[Items from a dataset]
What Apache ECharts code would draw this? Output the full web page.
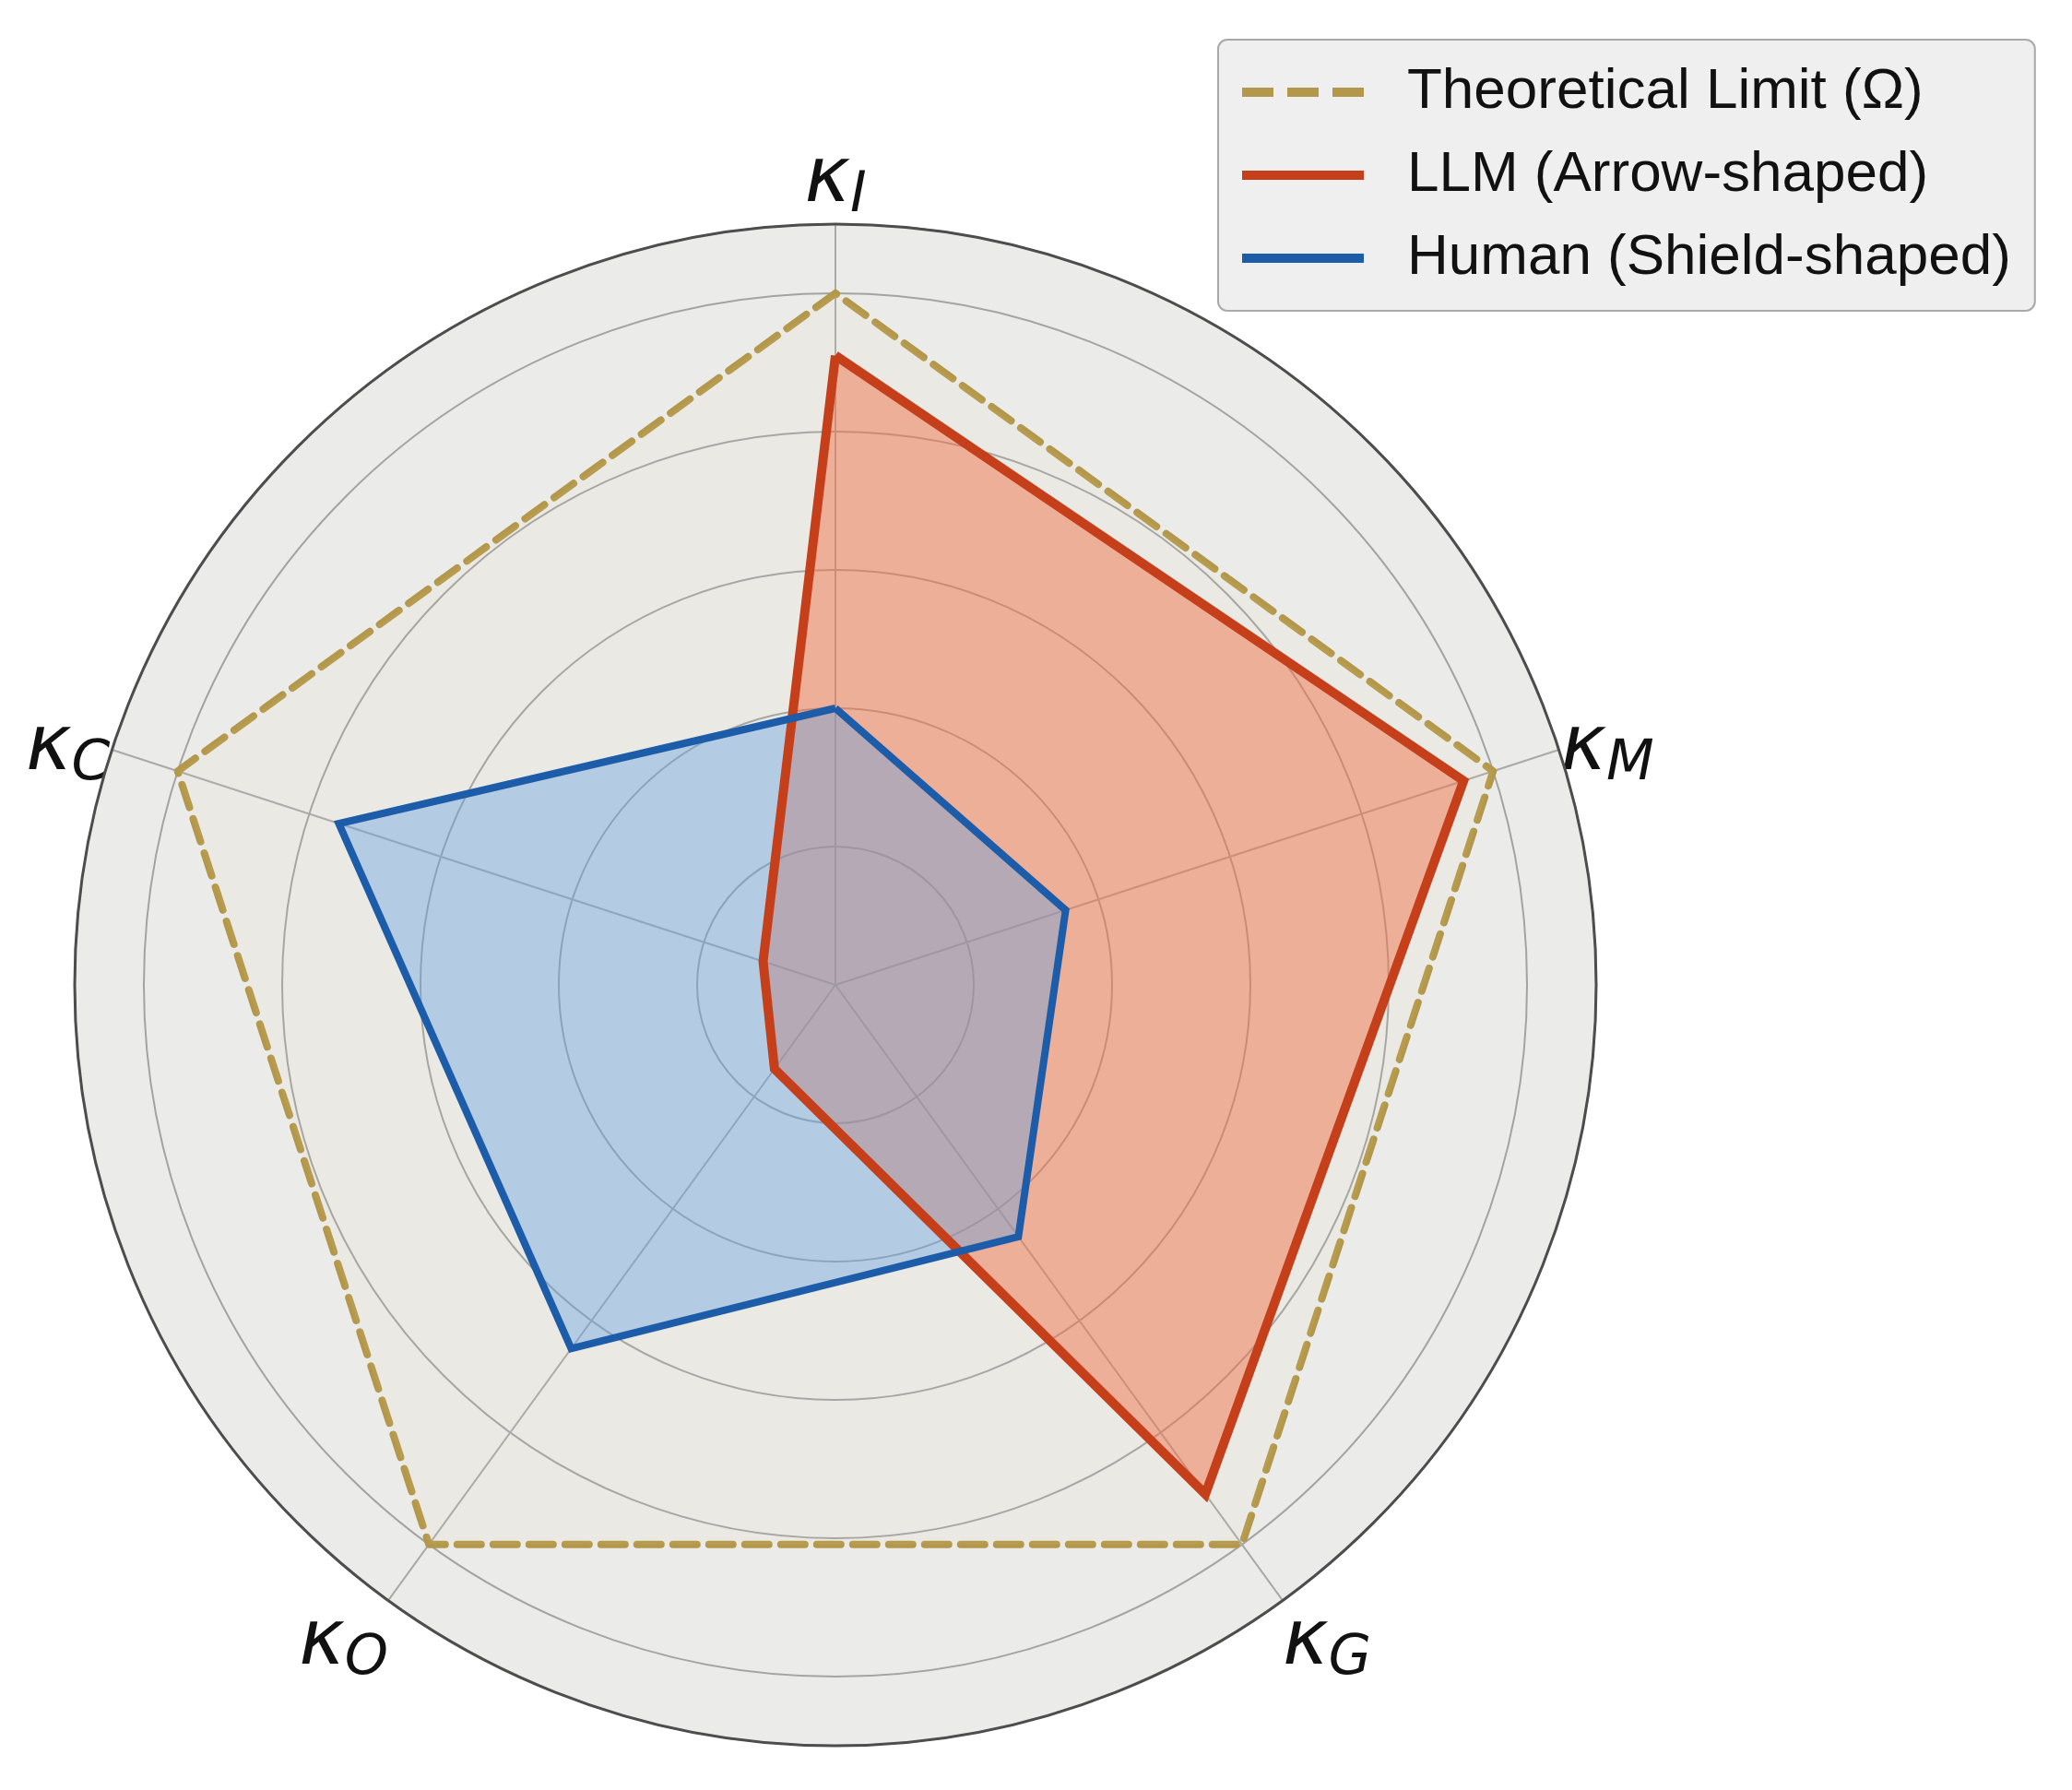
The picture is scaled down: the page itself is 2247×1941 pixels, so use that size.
<!DOCTYPE html>
<html><head><meta charset="utf-8">
<script src="https://cdn.jsdelivr.net/npm/echarts@6/dist/echarts.min.js"></script>
<style>html,body{margin:0;padding:0;background:#fff}#c{width:2247px;height:1941px}</style>
</head><body><div id="c"></div>
<script>
// ---- data (axes listed counterclockwise starting at the top) ----
const axisSymbol = 'κ';
const axisSubscripts = ['I', 'C', 'O', 'G', 'M'];
const limitValues = [1.0, 1.0, 1.0, 1.0, 1.0];
const llmValues = [0.91, 0.11, 0.15, 0.91, 0.955];
const humanValues = [0.40, 0.755, 0.65, 0.45, 0.35];
const seriesNames = ['Theoretical Limit (Ω)', 'LLM (Arrow-shaped)', 'Human (Shield-shaped)'];
const radiusMax = 1.1;
const ringStep = 0.2;

// ---- styling ----
const CENTER = [906, 1068];
const RADIUS = 825;
const limitColor = '#b3974a';
const llmLine = '#c63f1b';
const humanLine = '#1d5ca8';
const step = 360 / axisSubscripts.length;
// side labels (near horizontal) are placed by the radar, the others by the polar angle axis
function isSide(i) { return Math.abs(Math.sin((90 + i * step) * Math.PI / 180)) < 0.5; }
function labelText(i) { return '{k|' + axisSymbol + '}{s|' + axisSubscripts[i] + '}'; }
const labelRich = {
  k: {fontFamily: 'DejaVu Sans', fontStyle: 'italic', fontSize: 84, color: '#111'},
  s: {fontFamily: 'DejaVu Sans', fontStyle: 'italic', fontSize: 60, color: '#111', padding: [34, 0, 0, 0]}
};

const chart = echarts.init(document.getElementById('c'), null, {renderer: 'canvas'});
chart.setOption({
  backgroundColor: '#ffffff',
  animation: false,
  polar: {center: CENTER, radius: RADIUS},
  angleAxis: {
    type: 'value', min: 0, max: 360, interval: step, startAngle: 90, clockwise: false, z: 2,
    axisLine: {show: true, lineStyle: {color: '#4d4d4d', width: 3}},
    axisTick: {show: false},
    splitLine: {show: true, lineStyle: {color: '#a9a9a9', width: 2}},
    splitArea: {show: false},
    axisLabel: {
      show: true, margin: 0,
      formatter: function (v) {
        const i = Math.round(v / step);
        if (i >= axisSubscripts.length || isSide(i)) return '';
        return labelText(i);
      },
      rich: labelRich
    }
  },
  radiusAxis: {
    type: 'value', min: 0, max: radiusMax, interval: ringStep, z: 2,
    axisLine: {show: false}, axisTick: {show: false}, axisLabel: {show: false},
    splitLine: {show: true, lineStyle: {color: '#a3a3a3', width: 2}}
  },
  radar: {
    center: CENTER, radius: RADIUS, startAngle: 90, shape: 'circle', z: 0,
    indicator: axisSubscripts.map(s => ({name: s, min: 0, max: radiusMax})),
    nameGap: 2,
    axisName: {
      show: true,
      formatter: function (name) {
        const i = axisSubscripts.indexOf(name);
        return isSide(i) ? labelText(i) : '';
      },
      rich: labelRich
    },
    axisLine: {show: false}, splitLine: {show: false},
    splitArea: {show: true, areaStyle: {color: ['#ebebe9']}},
    axisTick: {show: false}, axisLabel: {show: false}
  },
  legend: {
    orient: 'vertical', left: 1321, top: 43, padding: [26, 26, 26, 26],
    itemGap: 28, itemWidth: 132, itemHeight: 10,
    backgroundColor: '#efefef', borderColor: '#a9a9a9', borderWidth: 2, borderRadius: 10,
    selectedMode: false,
    itemStyle: {borderWidth: 0},
    textStyle: {fontFamily: 'Liberation Sans', fontSize: 62, lineHeight: 62, color: '#111', padding: [0, 0, 0, 42]},
    data: [
      {name: seriesNames[0], icon: 'path://M0,0h34v10h-34z M49,0h34v10h-34z M98,0h34v10h-34z', itemStyle: {color: limitColor}},
      {name: seriesNames[1], icon: 'rect', itemStyle: {color: llmLine}},
      {name: seriesNames[2], icon: 'rect', itemStyle: {color: humanLine}}
    ]
  },
  series: [
    {
      type: 'radar', symbol: 'none', z: 3,
      data: [{value: limitValues, name: seriesNames[0],
        itemStyle: {color: limitColor},
        lineStyle: {color: limitColor, width: 8, type: [26, 13], cap: 'round'},
        areaStyle: {color: 'rgba(235,215,150,0.10)'}}]
    },
    {
      type: 'radar', symbol: 'none', z: 4,
      data: [
        {value: llmValues, name: seriesNames[1], itemStyle: {color: llmLine},
          lineStyle: {opacity: 0}, areaStyle: {color: 'rgba(242,112,72,0.68)'}},
        {value: humanValues, name: seriesNames[2], itemStyle: {color: humanLine},
          lineStyle: {opacity: 0}, areaStyle: {color: 'rgba(92,160,228,0.56)'}}
      ]
    },
    {
      type: 'radar', symbol: 'none', z: 5,
      data: [
        {value: llmValues, name: seriesNames[1], itemStyle: {color: llmLine},
          lineStyle: {color: llmLine, width: 10, join: 'miter'}},
        {value: humanValues, name: seriesNames[2], itemStyle: {color: humanLine},
          lineStyle: {color: humanLine, width: 8, join: 'miter'}}
      ]
    }
  ]
});
</script></body></html>
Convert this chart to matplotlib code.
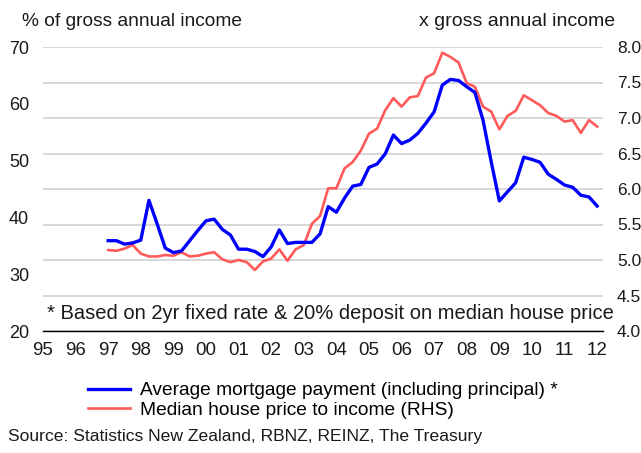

## What this task involves:
The data above needs to be retyped exactly, with the images left out.

## The answer:
What Apache ECharts code would draw this? Output the full web page.
The picture is scaled down: the page itself is 2247×1941 pixels, so use that size.
<!DOCTYPE html>
<html><head><meta charset="utf-8">
<script src="https://cdn.jsdelivr.net/npm/echarts@6/dist/echarts.min.js"></script>
<style>html,body{margin:0;padding:0;background:#fff}#c{width:2247px;height:1941px}</style>
</head><body><div id="c"></div>
<script>
// ---- data (axes listed counterclockwise starting at the top) ----
const axisSymbol = 'κ';
const axisSubscripts = ['I', 'C', 'O', 'G', 'M'];
const limitValues = [1.0, 1.0, 1.0, 1.0, 1.0];
const llmValues = [0.91, 0.11, 0.15, 0.91, 0.955];
const humanValues = [0.40, 0.755, 0.65, 0.45, 0.35];
const seriesNames = ['Theoretical Limit (Ω)', 'LLM (Arrow-shaped)', 'Human (Shield-shaped)'];
const radiusMax = 1.1;
const ringStep = 0.2;

// ---- styling ----
const CENTER = [906, 1068];
const RADIUS = 825;
const limitColor = '#b3974a';
const llmLine = '#c63f1b';
const humanLine = '#1d5ca8';
const step = 360 / axisSubscripts.length;
// side labels (near horizontal) are placed by the radar, the others by the polar angle axis
function isSide(i) { return Math.abs(Math.sin((90 + i * step) * Math.PI / 180)) < 0.5; }
function labelText(i) { return '{k|' + axisSymbol + '}{s|' + axisSubscripts[i] + '}'; }
const labelRich = {
  k: {fontFamily: 'DejaVu Sans', fontStyle: 'italic', fontSize: 84, color: '#111'},
  s: {fontFamily: 'DejaVu Sans', fontStyle: 'italic', fontSize: 60, color: '#111', padding: [34, 0, 0, 0]}
};

const chart = echarts.init(document.getElementById('c'), null, {renderer: 'canvas'});
chart.setOption({
  backgroundColor: '#ffffff',
  animation: false,
  polar: {center: CENTER, radius: RADIUS},
  angleAxis: {
    type: 'value', min: 0, max: 360, interval: step, startAngle: 90, clockwise: false, z: 2,
    axisLine: {show: true, lineStyle: {color: '#4d4d4d', width: 3}},
    axisTick: {show: false},
    splitLine: {show: true, lineStyle: {color: '#a9a9a9', width: 2}},
    splitArea: {show: false},
    axisLabel: {
      show: true, margin: 0,
      formatter: function (v) {
        const i = Math.round(v / step);
        if (i >= axisSubscripts.length || isSide(i)) return '';
        return labelText(i);
      },
      rich: labelRich
    }
  },
  radiusAxis: {
    type: 'value', min: 0, max: radiusMax, interval: ringStep, z: 2,
    axisLine: {show: false}, axisTick: {show: false}, axisLabel: {show: false},
    splitLine: {show: true, lineStyle: {color: '#a3a3a3', width: 2}}
  },
  radar: {
    center: CENTER, radius: RADIUS, startAngle: 90, shape: 'circle', z: 0,
    indicator: axisSubscripts.map(s => ({name: s, min: 0, max: radiusMax})),
    nameGap: 2,
    axisName: {
      show: true,
      formatter: function (name) {
        const i = axisSubscripts.indexOf(name);
        return isSide(i) ? labelText(i) : '';
      },
      rich: labelRich
    },
    axisLine: {show: false}, splitLine: {show: false},
    splitArea: {show: true, areaStyle: {color: ['#ebebe9']}},
    axisTick: {show: false}, axisLabel: {show: false}
  },
  legend: {
    orient: 'vertical', left: 1321, top: 43, padding: [26, 26, 26, 26],
    itemGap: 28, itemWidth: 132, itemHeight: 10,
    backgroundColor: '#efefef', borderColor: '#a9a9a9', borderWidth: 2, borderRadius: 10,
    selectedMode: false,
    itemStyle: {borderWidth: 0},
    textStyle: {fontFamily: 'Liberation Sans', fontSize: 62, lineHeight: 62, color: '#111', padding: [0, 0, 0, 42]},
    data: [
      {name: seriesNames[0], icon: 'path://M0,0h34v10h-34z M49,0h34v10h-34z M98,0h34v10h-34z', itemStyle: {color: limitColor}},
      {name: seriesNames[1], icon: 'rect', itemStyle: {color: llmLine}},
      {name: seriesNames[2], icon: 'rect', itemStyle: {color: humanLine}}
    ]
  },
  series: [
    {
      type: 'radar', symbol: 'none', z: 3,
      data: [{value: limitValues, name: seriesNames[0],
        itemStyle: {color: limitColor},
        lineStyle: {color: limitColor, width: 8, type: [26, 13], cap: 'round'},
        areaStyle: {color: 'rgba(235,215,150,0.10)'}}]
    },
    {
      type: 'radar', symbol: 'none', z: 4,
      data: [
        {value: llmValues, name: seriesNames[1], itemStyle: {color: llmLine},
          lineStyle: {opacity: 0}, areaStyle: {color: 'rgba(242,112,72,0.68)'}},
        {value: humanValues, name: seriesNames[2], itemStyle: {color: humanLine},
          lineStyle: {opacity: 0}, areaStyle: {color: 'rgba(92,160,228,0.56)'}}
      ]
    },
    {
      type: 'radar', symbol: 'none', z: 5,
      data: [
        {value: llmValues, name: seriesNames[1], itemStyle: {color: llmLine},
          lineStyle: {color: llmLine, width: 10, join: 'miter'}},
        {value: humanValues, name: seriesNames[2], itemStyle: {color: humanLine},
          lineStyle: {color: humanLine, width: 8, join: 'miter'}}
      ]
    }
  ]
});
</script></body></html>
Convert this chart to matplotlib code.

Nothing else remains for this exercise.